Jusqu’à présent, ces tentatives ont échoué à détecter la preuve recherchée. Elles ont néanmoins conduit à des développements importants, car les résultats négatifs ont écarté certaines hypothèses plausibles. Et bien que les chercheurs n’aient pas trouvé de résultats à l’appui d’une théorie quelconque, ils ont fait avancer la cause de la science par une meilleure définition des critères d’observation qu’une théorie quantique de la gravitation doit à présent prendre en compte.

Au moment où nous commémorons la prouesse d’Einstein, nous devons également saisir cette occasion de rendre hommage à l’esprit implacable de ceux qui vont de l’avant et tentent de répondre aux questions que sa théorie nous a laissées. Cette quête s’est épanouie dans les domaines de recherche étonnamment fructueux, comme la cosmologie, la relativité générale numérique et la gravité quantique. La relativité générale nous a fait découvrir les trous de ver, l’évaporation des trous noirs et la théorie du Big Bang. Elle sous-tend la découverte selon laquelle l’univers est en expansion et que les soi-disant exoplanètes sont beaucoup plus fréquentes qu’on ne le pensait. Et elle a complètement redéfini la façon dont nous concevons en fin de compte notre propre place dans l’univers, en remettant même en question le fait que cet univers soit le seul.

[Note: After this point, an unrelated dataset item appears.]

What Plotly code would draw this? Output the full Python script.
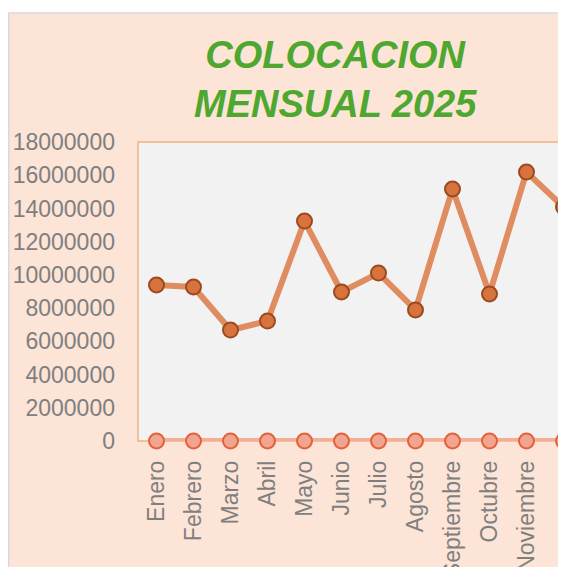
import plotly.graph_objects as go

meses = ["Enero", "Febrero", "Marzo", "Abril", "Mayo", "Junio", "Julio",
         "Agosto", "Septiembre", "Octubre", "Noviembre", "Diciembre"]
colocacion = [9390000, 9270000, 6680000, 7220000, 13240000, 8970000,
              10110000, 7890000, 15170000, 8850000, 16190000, 14090000]
ceros = [0] * 12
y_ticks = [0, 2000000, 4000000, 6000000, 8000000, 10000000,
           12000000, 14000000, 16000000, 18000000]

# la pagina tiene 8px de margen; el grafico original sigue mas alla del borde derecho
W, H = 566, 559
L, T, B = 130, 134, 126
pw, ph = 428, H - T - B
R = W - L - pw

fig = go.Figure()

# serie en cero (abajo)
fig.add_trace(go.Scatter(
    x=list(range(12)), y=ceros, mode="lines+markers",
    line=dict(color="#F3AE97", width=6),
    marker=dict(size=15, color="#F0A590", line=dict(color="#E5603A", width=2)),
    cliponaxis=False, showlegend=False, hoverinfo="skip"))

# serie principal
fig.add_trace(go.Scatter(
    x=list(range(12)), y=colocacion, mode="lines+markers",
    line=dict(color="#DF8C61", width=6),
    marker=dict(size=15, color="#D8733E", line=dict(color="#9A4A1E", width=2)),
    cliponaxis=False, showlegend=False))

# fondo del grafico y del area de trazado
fig.add_shape(type="rect", xref="paper", yref="paper",
              x0=(0.75 - L) / pw, x1=1.2, y0=-0.6, y1=(H - B - 5) / ph,
              layer="below", fillcolor="#FCE4D6",
              line=dict(color="#D9D9D9", width=1.5))
fig.add_shape(type="rect", xref="paper", yref="paper",
              x0=0, x1=1.2, y0=0, y1=1, layer="below",
              fillcolor="#F2F2F2", line=dict(color="#F4B183", width=1.5))

# titulo
fig.add_annotation(
    text="<b><i>COLOCACION<br>MENSUAL 2025</i></b>",
    xref="paper", yref="paper", x=(327 - L) / pw, y=(H - B - 24) / ph,
    xanchor="center", yanchor="top", showarrow=False,
    font=dict(family="Liberation Sans, Arial", size=38, color="#4EA72E"))

fig.update_layout(
    width=W, height=H,
    margin=dict(l=L, r=R, t=T, b=B, pad=0, autoexpand=False),
    paper_bgcolor="white", plot_bgcolor="rgba(0,0,0,0)",
    font=dict(family="Liberation Sans, Arial", color="#7F7F7F", size=23),
    xaxis=dict(range=[-0.5, -0.5 + pw / 37], tickvals=list(range(12)),
               ticktext=meses, tickangle=-90, showgrid=False, zeroline=False,
               showline=False, ticklabelstandoff=14, automargin=False,
               tickfont=dict(size=23, color="#7F7F7F")),
    yaxis=dict(range=[0, 18000000], tickvals=y_ticks,
               ticktext=[str(v) for v in y_ticks], automargin=False,
               showgrid=False, zeroline=False, showline=False,
               ticklabelstandoff=22, tickfont=dict(size=23, color="#7F7F7F")),
)

fig.write_html("out.html")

Aucun de ces progrès n’aurait été possible pour des chercheurs qui travaillent suivant des projets triennaux caractéristiques d’une grande partie du milieu universitaire actuel. Cette année est peut-être une bonne occasion de nous montrer reconnaissants envers les visionnaires qui ont compris que le progrès durable s’appuie sur le développement des théories nouvelles et meilleures, dont l’impact ne peut pas être bien compris pendant des décennies et qui en fait, peuvent continuer à se ramifier 100 ans plus tard.

Sabine Hossenfelder est professeure à l’Institut nordique pour la physique théorique à Stockholm, en Suède.